Fw: [ale] Building Linux manually

Joe Knapka jknapka at charter.net
Mon Jul 10 10:19:58 EDT 2000


The easy way is to just use LILO on the HD's MBR. LILO
should work fine even on ancient, decrepit systems. If
you don't want to use LILO for some reason, then you can
do this (which I haven't done yet, but will try later
today on a throwaway HD):

(1) Create a very small (1MB) /dev/hda1 partition and dd your
kernel zImage to that. (The kernel has to occupy a separate
partition from any filesystem, since it's just a string of
bytes, not a collection of logical filesystem blocks - the
kernel partition doesn't contain a filesystem at all.)
(2) Create a /dev/hda2 partition for your actual filesystem
and populate it with whatever software you need.
(3) Ensure that the dd'd kernel image will mount /dev/hda2 as /
(using rdev, or else just build it that way).
(4) Mark the /dev/hda1 partition "bootable" in fdisk.
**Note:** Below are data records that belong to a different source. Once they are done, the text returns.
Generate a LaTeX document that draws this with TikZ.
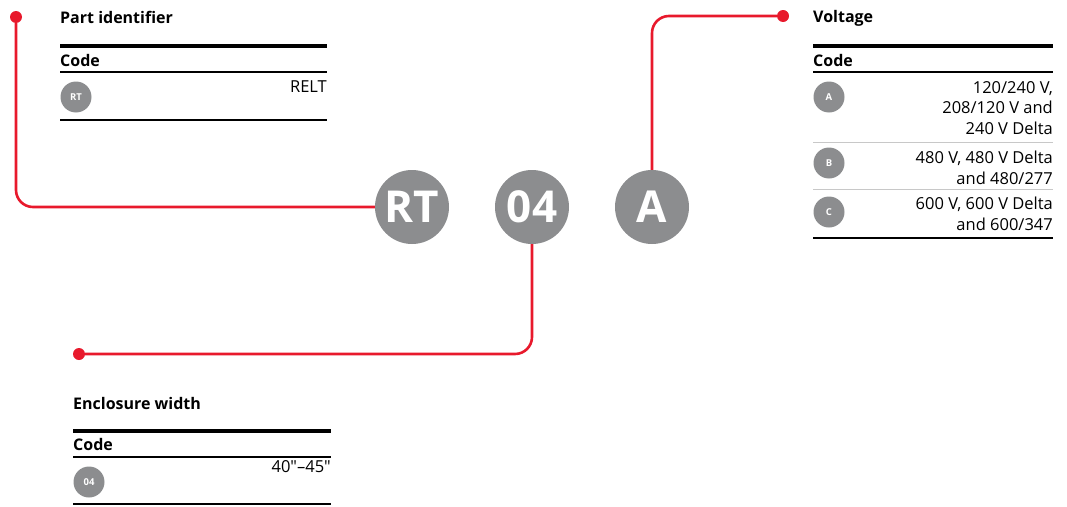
\documentclass[tikz,border=0pt]{standalone}
\usepackage{fontspec}
\setmainfont[Ligatures=TeXOff]{Open Sans}
\definecolor{abbred}{RGB}{232,25,44}
\definecolor{codegray}{RGB}{140,141,143}
\definecolor{seprule}{RGB}{200,200,200}
\begin{document}
\begin{tikzpicture}[x=1pt,y=-1pt,
  bigcode/.style={circle,fill=codegray,minimum size=74pt,inner sep=0pt,text=white,font=\fontsize{44}{44}\selectfont\bfseries},
  smallcode/.style={circle,fill=codegray,minimum size=31pt,inner sep=0pt,text=white,font=\fontsize{9.5}{9.5}\selectfont\bfseries},
  reddot/.style={circle,fill=abbred,minimum size=12pt,inner sep=0pt},
  redline/.style={draw=abbred,line width=2.6pt,rounded corners=17pt},
  title/.style={anchor=west,inner sep=0pt,font=\fontsize{16}{16}\selectfont\bfseries},
  codehead/.style={anchor=west,inner sep=0pt,font=\fontsize{16}{16}\selectfont\bfseries},
  val/.style={anchor=east,inner sep=0pt,align=right,font=\fontsize{16.5}{20.8}\selectfont},
  thickrule/.style={line width=4pt},
  midrule/.style={line width=2.2pt},
  thinrule/.style={draw=seprule,line width=0.8pt}
]
\useasboundingbox (0,0) rectangle (1067,506);
% big code circles
\node[bigcode] (rt) at (412,207) {RT};
\node[bigcode] (c04) at (532,207) {04};
\node[bigcode] (cA) at (652,207) {A};
% red dots
\node[reddot] (dotP) at (16,17) {};
\node[reddot] (dotV) at (783,16) {};
\node[reddot] (dotE) at (79,354) {};
% connectors
\draw[redline] (dotP) |- (rt.west);
\draw[redline] (cA.north) |- (dotV);
\draw[redline] (c04.south) |- (dotE);

% Part identifier table
\node[title] (tP) at (60,17) {Part identifier};
\draw[thickrule] (60,46) -- (327,46);
\node[codehead] (hP) at (60,60) {Code};
\draw[midrule] (60,72) -- (327,72);
\node[smallcode] (sRT) at (76,97) {RT};
\node[val] (vRT) at (327,87) {RELT};
\draw[midrule] (60,120) -- (327,120);

% Voltage table
\node[title] (tV) at (813,18) {Voltage};
\draw[thickrule] (813,46) -- (1053,46);
\node[codehead] (hV) at (813,60) {Code};
\draw[midrule] (813,72) -- (1053,72);
\node[smallcode] (sA) at (829,97) {A};
\node[val,anchor=north east] (vA) at (1053,81) {120/240 V,\\208/120 V and\\240 V Delta};
\draw[thinrule] (813,142) -- (1053,142);
\node[smallcode] (sB) at (829,163) {B};
\node[val,anchor=north east] (vB) at (1053,150.5) {480 V, 480 V Delta\\and 480/277};
\draw[thinrule] (813,189) -- (1053,189);
\node[smallcode] (sC) at (829,212) {C};
\node[val,anchor=north east] (vC) at (1053,196.5) {600 V, 600 V Delta\\and 600/347};
\draw[midrule] (813,238) -- (1053,238);

% Enclosure width table
\node[title] (tE) at (73,403) {Enclosure width};
\draw[thickrule] (73,431) -- (331,431);
\node[codehead] (hE) at (73,444) {Code};
\draw[midrule] (73,457) -- (331,457);
\node[smallcode] (s04) at (89,482) {04};
\node[val] (v04) at (331,467) {40"–45"};
\draw[midrule] (73,504) -- (331,504);
\end{tikzpicture}
\end{document}
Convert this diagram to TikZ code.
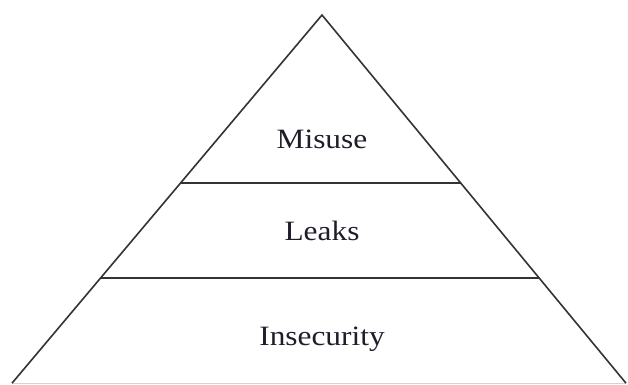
\documentclass[tikz,border=0pt]{standalone}
\usepackage{fontspec}
\setmainfont[FakeStretch=1.12]{Liberation Serif}
\usetikzlibrary{calc}
\definecolor{edgecol}{HTML}{333333}
\definecolor{basecol}{HTML}{D4D4D4}
\definecolor{textcol}{HTML}{1E1E2A}
\tikzset{
  edge/.style={draw=edgecol, line width=1.6pt},
  baseedge/.style={draw=basecol, line width=1.4pt},
  level/.style={anchor=base, text=textcol, font=\fontsize{28}{30}\selectfont, inner sep=0pt}
}
\begin{document}
\begin{tikzpicture}[x=1pt,y=1pt]
\useasboundingbox (0,0) rectangle (628,384);
\coordinate (apex) at (322,369);
\coordinate (bl) at (12,0.8);
\coordinate (br) at (626,0.8);
\coordinate (l1) at ($(apex)!0.4565!(bl)$);
\coordinate (r1) at ($(apex)!0.4565!(br)$);
\coordinate (l2) at ($(apex)!0.7147!(bl)$);
\coordinate (r2) at ($(apex)!0.7147!(br)$);
\draw[baseedge] (bl) -- (br);
\draw[edge, line join=miter] (bl) -- (apex) -- (br);
\draw[edge] (l1) -- (r1);
\draw[edge] (l2) -- (r2);
\node[level] (misuse) at (322,236) {Misuse};
\node[level] (leaks) at (322,144) {Leaks};
\node[level] (insec) at (322,39) {Insecurity};
\end{tikzpicture}
\end{document}
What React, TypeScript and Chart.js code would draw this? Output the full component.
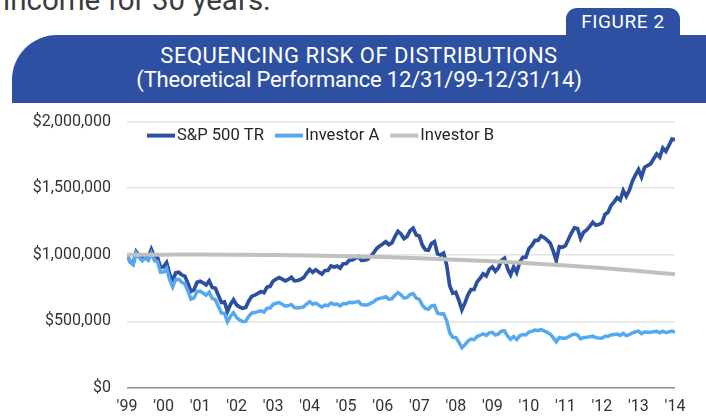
import React, { useEffect, useRef } from 'react';
import { Chart, registerables } from 'chart.js';

Chart.register(...registerables);

// Year tick labels (one per 12 months, Dec-99 .. Dec-14)
const yearLabels = ["'99", "'00", "'01", "'02", "'03", "'04", "'05", "'06", "'07", "'08", "'09", "'10", "'11", "'12", "'13", "'14"];

// Monthly values in thousands of dollars, Dec 1999 .. Dec 2014
const spTR = [
  1000,
  950, 932, 1023, 992, 972, 996, 981, 1041, 986, 982, 905, 909,
  942, 856, 802, 864, 869, 849, 840, 787, 724, 738, 794, 801,
  790, 774, 804, 755, 750, 696, 642, 646, 576, 627, 663, 624,
  608, 598, 604, 654, 689, 697, 710, 724, 716, 757, 763, 803,
  818, 829, 817, 804, 815, 831, 804, 807, 815, 828, 861, 890,
  869, 887, 871, 855, 882, 883, 916, 908, 915, 900, 933, 934,
  959, 961, 973, 987, 958, 959, 966, 988, 1014, 1047, 1066, 1081,
  1098, 1076, 1089, 1137, 1176, 1157, 1122, 1138, 1181, 1200, 1149, 1141,
  1073, 1038, 1034, 1085, 1099, 1007, 999, 1013, 923, 768, 712, 719,
  659, 587, 639, 700, 739, 740, 797, 825, 857, 841, 891, 909,
  877, 903, 958, 974, 896, 849, 909, 867, 944, 981, 980, 1046,
  1071, 1108, 1108, 1142, 1129, 1110, 1088, 1028, 956, 1061, 1057, 1068,
  1117, 1164, 1203, 1196, 1123, 1170, 1187, 1213, 1244, 1222, 1228, 1239,
  1303, 1320, 1370, 1397, 1429, 1410, 1482, 1439, 1484, 1553, 1599, 1640,
  1584, 1655, 1670, 1683, 1721, 1757, 1733, 1802, 1777, 1821, 1869, 1864,
];

const investorA = [
  1000,
  947, 925, 1012, 979, 955, 975, 957, 1013, 956, 949, 870, 871,
  899, 814, 759, 815, 816, 793, 782, 729, 667, 676, 724, 727,
  713, 696, 719, 672, 663, 613, 562, 561, 497, 537, 565, 528,
  511, 499, 500, 538, 563, 566, 573, 580, 570, 599, 600, 628,
  636, 641, 628, 614, 619, 627, 603, 601, 604, 609, 630, 648,
  628, 637, 622, 607, 622, 619, 638, 628, 630, 616, 634, 631,
  644, 641, 645, 650, 627, 624, 624, 635, 647, 665, 673, 678,
  685, 667, 670, 696, 716, 700, 675, 680, 702, 709, 675, 666,
  622, 598, 591, 616, 620, 563, 555, 558, 504, 415, 381, 380,
  344, 303, 325, 352, 367, 363, 386, 396, 406, 395, 414, 418,
  398, 406, 426, 429, 390, 365, 386, 364, 392, 402, 398, 420,
  425, 435, 431, 439, 429, 418, 405, 378, 347, 380, 374, 373,
  385, 397, 405, 398, 369, 380, 381, 384, 389, 378, 375, 373,
  388, 388, 398, 401, 405, 394, 410, 393, 400, 414, 421, 427,
  408, 421, 419, 418, 422, 426, 415, 426, 415, 421, 427, 420,
];

// Year-end values (thousands), Dec 1999 .. Dec 2014
const investorB = [1000, 1001, 1002, 1001, 999, 995, 990, 983, 974, 963, 951, 936, 919, 900, 878, 853];

const seriesNames = ['S&P 500 TR', 'Investor A', 'Investor B'];
const seriesColors = ['#2d4f9f', '#56a9ef', '#c0c0c0'];

const BLUE = '#2e50a2';
const FONT = 'Roboto, "Noto Sans", sans-serif';

const legendPlugin = {
  id: 'insideLegend',
  afterDraw(chart: any) {
    const ctx = chart.ctx;
    const area = chart.chartArea;
    ctx.save();
    ctx.font = `16.6px ${FONT}`;
    ctx.textBaseline = 'middle';
    ctx.textAlign = 'left';
    let x = area.left + 20;
    const y = area.top + 14;
    chart.data.datasets.forEach((ds: any) => {
      ctx.strokeStyle = ds.borderColor;
      ctx.lineWidth = 4;
      ctx.lineCap = 'butt';
      ctx.beginPath();
      ctx.moveTo(x, y);
      ctx.lineTo(x + 28, y);
      ctx.stroke();
      x += 30;
      ctx.fillStyle = '#262626';
      ctx.fillText(ds.label, x, y);
      x += ctx.measureText(ds.label).width + 11;
    });
    ctx.restore();
  },
};

function LineChart() {
  const ref = useRef<HTMLCanvasElement | null>(null);
  useEffect(() => {
    if (!ref.current) return;
    Chart.defaults.font.family = FONT;
    const chart = new Chart(ref.current, {
      type: 'line',
      data: {
        datasets: [
          {
            label: seriesNames[0],
            data: spTR.map((v, i) => ({ x: i, y: v })),
            borderColor: seriesColors[0],
            backgroundColor: seriesColors[0],
            borderWidth: 3.7,
            pointRadius: 0,
            tension: 0,
            order: 2,
          },
          {
            label: seriesNames[1],
            data: investorA.map((v, i) => ({ x: i, y: v })),
            borderColor: seriesColors[1],
            backgroundColor: seriesColors[1],
            borderWidth: 3.5,
            pointRadius: 0,
            tension: 0,
            order: 1,
          },
          {
            label: seriesNames[2],
            data: investorB.map((v, i) => ({ x: i * 12, y: v })),
            borderColor: seriesColors[2],
            backgroundColor: seriesColors[2],
            borderWidth: 4,
            pointRadius: 0,
            cubicInterpolationMode: 'monotone',
            order: 0,
          },
        ],
      },
      options: {
        responsive: false,
        animation: false,
        devicePixelRatio: 1,
        layout: { padding: { top: 0, right: 31, left: 0, bottom: 0 } },
        plugins: { legend: { display: false }, tooltip: { enabled: false } },
        scales: {
          x: {
            type: 'linear',
            min: 0,
            max: 180,
            grid: { display: false, drawTicks: false },
            border: { display: false },
            ticks: {
              stepSize: 12,
              autoSkip: false,
              maxRotation: 0,
              padding: 9,
              color: '#333333',
              font: { size: 16, family: FONT },
              callback: (v: any) => yearLabels[Math.round(Number(v) / 12)] ?? '',
            },
            afterFit: (s: any) => { s.height = 29; },
          },
          y: {
            min: 0,
            max: 2000,
            grid: {
              drawTicks: false,
              color: (c: any) => (c.tick && c.tick.value === 0 ? '#8f8f8f' : '#e3e3e3'),
              lineWidth: 1.6,
            },
            border: { display: false },
            ticks: {
              stepSize: 500,
              padding: 16,
              color: '#333333',
              font: { size: 16, family: FONT },
              callback: (v: any) => '$' + (Number(v) * 1000).toLocaleString('en-US'),
            },
            afterFit: (s: any) => { s.width = 127; },
          },
        },
      },
      plugins: [legendPlugin],
    } as any);
    return () => chart.destroy();
  }, []);
  return <canvas ref={ref} width={706} height={321} style={{ display: 'block' }} />;
}

export default function App() {
  return (
    <div
      style={{
        position: 'absolute',
        left: 0,
        top: 0,
        width: 706,
        height: 417,
        overflow: 'hidden',
        background: '#ffffff',
        fontFamily: FONT,
      }}
    >
      <div
        style={{
          position: 'absolute',
          left: 3,
          top: -14,
          fontSize: 29.5,
          lineHeight: '29.5px',
          color: '#3c3c3c',
          whiteSpace: 'nowrap',
        }}
      >
        income for 30 years.
      </div>
      <div
        style={{
          position: 'absolute',
          left: 566,
          top: 8,
          width: 114,
          height: 40,
          background: BLUE,
          borderRadius: '11px 11px 0 0',
          color: '#ffffff',
          fontSize: 19,
          letterSpacing: 0.6,
          lineHeight: '28px',
          textAlign: 'center',
        }}
      >
        FIGURE 2
      </div>
      <div
        style={{
          position: 'absolute',
          left: 12,
          top: 35,
          width: 694,
          height: 68,
          background: BLUE,
          borderTopLeftRadius: 45,
          color: '#ffffff',
          textAlign: 'center',
          fontSize: 22,
          lineHeight: '24px',
          paddingTop: 9,
          boxSizing: 'border-box',
        }}
      >
        <div style={{ letterSpacing: 0.5 }}>SEQUENCING RISK OF DISTRIBUTIONS</div>
        <div style={{ letterSpacing: -0.2 }}>(Theoretical Performance 12/31/99-12/31/14)</div>
      </div>
      <div style={{ position: 'absolute', left: 0, top: 96, width: 706, height: 321 }}>
        <LineChart />
      </div>
    </div>
  );
}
This scheme will probably not work unless you have a
standard DOS MBR on the HD (I'm pretty sure that
booting a "bootable" partition normally requires this).

-- Joe

Rod Young wrote:
> 
> So dd it to /dev/hda1 then? I have an interest in recycling old systems.
> -----Original Message-----
> From: Joe Knapka <jknapka at charter.net>
> To: Gary Lawler <axxess-spamgard. at denied.com>; ale at ale.org <ale at ale.org>
> Date: Saturday, July 08, 2000 1:13 AM
> Subject: Re: [ale] Building Linux manually
> 
> >I said: dd a kernel to /dev/hda
> >
> >DO NOT DO THIS! It will destroy your partition table,
> >which will be really bad if you've got other partitions
> >you want to preserve. I'm sorry I mentioned it.
> >Apologies.
> >
> >-- Joe
> >
> >Joe Knapka wrote:
> >>
> >> For partitioning, you'll need a statically-linked fdisk
> >> executable. Unless you plan to have multiple kernels
> >> installed, you may not even need LILO; a normal kernel
> >> will boot if it's just dd'd to a floppy, and I think
> >> the same will work if you dd it to a raw HD. So you'd
> >                            ^^^^^^^^^^^^^^^^^
> >
> >> create an initial partition /dev/hda1 that's at least
> >> big enough to hold the kernel, then dd the kernel to
> >> /dev/hda (not /dev/hda1 - you want to write the beginning
> >> of the kernel over the MBR of the HD). Then
> >> make a root partition /dev/hda2 (and rdev the kernel
> >> image appropriately, if required). Then make /sbin/init
> >> a link to /bin/bash, and you get a system that boots
> >> straight into bash from the word go.
> >>
> >> I did this a long time ago (about 1992), and I just happen to
> >> have a machine that I'm going to blow away tonight and install
> >> a fresh copy of Slackware on. I'll try to do a minimal install
> >> first and let you know how it goes.
> >>
> >> -- Joe
> >>
> >> Gary Lawler wrote:
> >> >
> >> > I have a disk with the basic boot up for linux. I downloaded the kernel
> >> > (2.2.16), the kernel patch, and the basic GNU utilities. I want to
> >> > partition the drive, install the kernel, bash, and lilo manually. Which
> >> > should I do first and how should I do it? What utilities to I need on
> >> > disk to make the partitions and format them for linux? Dose the kernel
> >> > have to go on the disk first before lilo or the other utilities? Please
> >> > help!!!
> >> > Thanks a head of time. All comments are wanted.
> >> >
> >> > Gary Lawler
> >> > glawlert6 at yahoo.com
> >> >
> >> > --
> >> > To unsubscribe: mail majordomo at ale.org with "unsubscribe ale" in
> message body.
> >>
> >> -- Joe Knapka
> >> * What happens when a mysterious force meets an inscrutable object?
> >> --
> >> To unsubscribe: mail majordomo at ale.org with "unsubscribe ale" in message
> body.
> >
> >-- Joe Knapka
> >* What happens when a mysterious force meets an inscrutable object?
> >--
> >To unsubscribe: mail majordomo at ale.org with "unsubscribe ale" in message
> body.
> 
> --
> To unsubscribe: mail majordomo at ale.org with "unsubscribe ale" in message body.

-- Joe Knapka
* What happens when a mysterious force meets an inscrutable object?